Senior US officials held preliminary discussions with major artificial intelligence companies about the federal government purchasing equity stakes in their firms, according to three people familiar with the matter cited by NOTUS on Thursday — a move that would mark a significant shift in Washington's approach to regulating the technology sector.
"The government taking equity positions in AI companies represents a fundamental rethinking of how the state engages with transformative technology," said James Okafor, macro policy analyst at Edgen. "It moves the federal role from regulator to shareholder, which carries both oversight advantages and conflicts of interest."
The talks, whose participants and timing were not disclosed, come as the Trump administration has already accumulated ownership stakes in at least 20 private companies, according to estimates by the Cato Institute. These range from mineral producers such as MP Materials and Lithium Americas to semiconductor firms including Intel and xLight, and quantum computing leaders IBM and GlobalFoundries. Last month, the administration announced plans to take $2 billion in equity stakes across nine quantum computing companies as part of a broader push to maintain US leadership in strategically critical technologies.
The discussions signal a convergence between the administration's existing industrial policy and a separate proposal from Senator Bernie Sanders, who introduced the American AI Sovereign Wealth Fund Act. The legislation would impose a one-time 50% tax on the stock of OpenAI, Anthropic and xAI, paid in shares, depositing the equity into a public fund that would give ordinary Americans voting rights and board representation. Sanders argued in a New York Times op-ed that AI models were built on "the creative work of millions of people" that had "essentially been stolen by some of the wealthiest people in the world."
A Bipartisan Consensus Takes Shape
The emerging alignment between the independent Vermont senator and the Trump administration reflects a broader political realignment around state intervention in technology. Senator Elizabeth Warren published her own AI tax proposal in Time magazine days before Sanders' piece appeared, calling for a levy on AI to compensate workers displaced by automation. "Taxing AI is one way we make sure the winnings from AI benefit all Americans," she wrote.
The UK has already moved in a similar direction. The government launched a £500 million Sovereign AI Fund in April, designed to back AI firms and infrastructure with the state taking equity stakes and a share of any upside. Jim Rowan, the former Volvo Cars chief executive who now chairs Glasgow-based accelerator STAC, described the fund as "a massive step in the right direction" and drew parallels to Singapore's sovereign wealth funds, which were given explicit mandates to build the city-state's technological capabilities over multi-decade horizons.
Critics argue that government equity stakes create fundamental conflicts. When the state becomes a major shareholder, regulatory neutrality collapses — referees with a financial stake in the outcome are no longer impartial.

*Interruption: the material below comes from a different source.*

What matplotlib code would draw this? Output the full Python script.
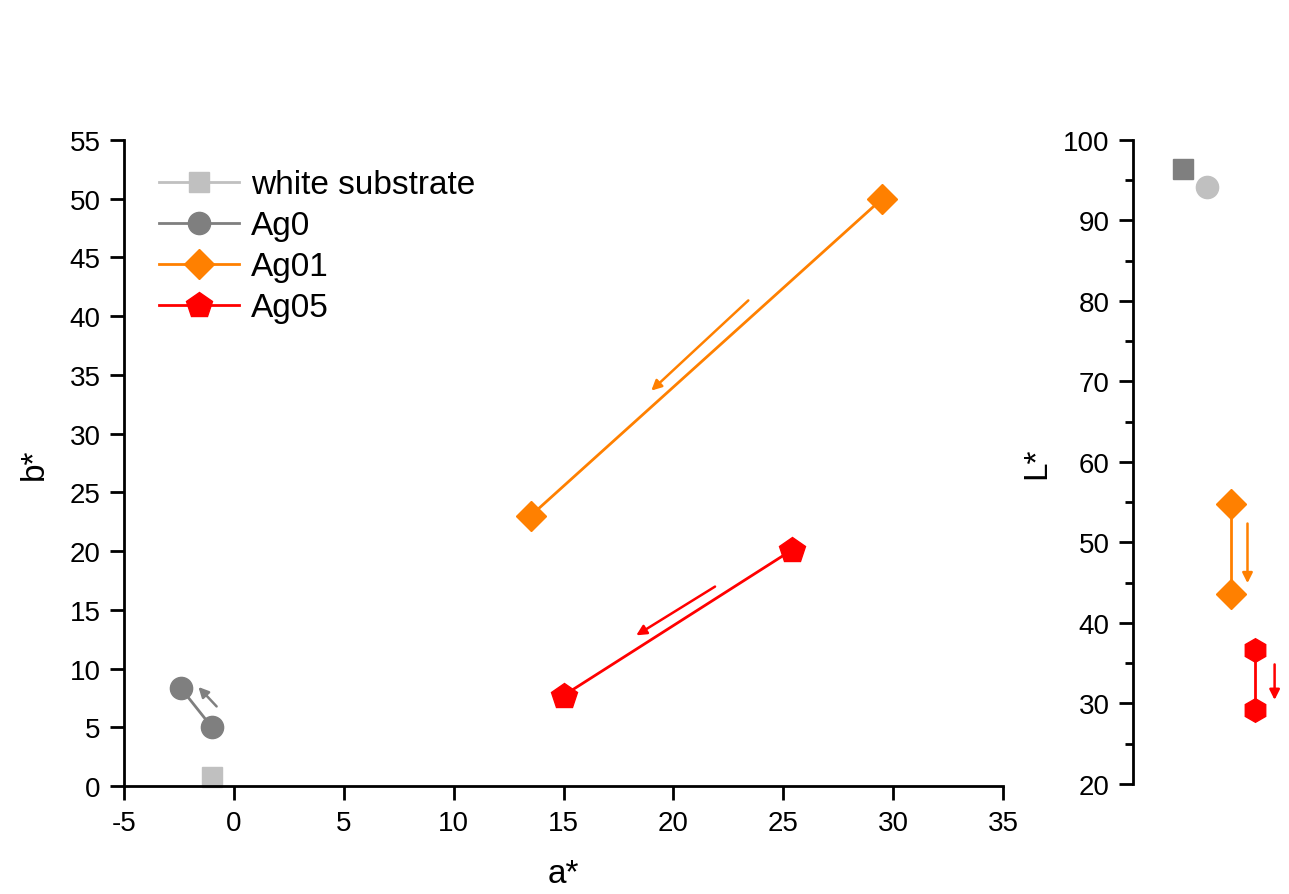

The Cato Institute has noted that Norway and Alaska built their sovereign wealth funds from resources the government already owned, not from forced equity transfers from private companies.
The financial stakes are enormous. Quantinuum, Honeywell's quantum computing subsidiary, raised $1.68 billion in its US initial public offering on Wednesday at a valuation of $15.6 billion — roughly 504 times its 2025 revenue of $30.9 million. The company's IPO was upsized from an initial 26.5 million shares to 28 million, pricing above the marketed range of $53 to $55 per share. Honeywell will retain about 48.1% of combined voting power after the offering closes.
For the AI sector, the implications extend beyond ownership structure. Tech layoffs in 2026 have already surpassed 142,000, with companies including Meta, Atlassian and Cloudflare explicitly citing AI investment as the reason for workforce reductions. Software developer employment for workers aged 22 to 25 has fallen roughly 20% from its 2024 peak, according to industry data. If the government becomes both a shareholder in AI companies and a regulator of labor markets, the potential for policy conflicts will only intensify.
This article is for informational purposes only and does not constitute investment advice.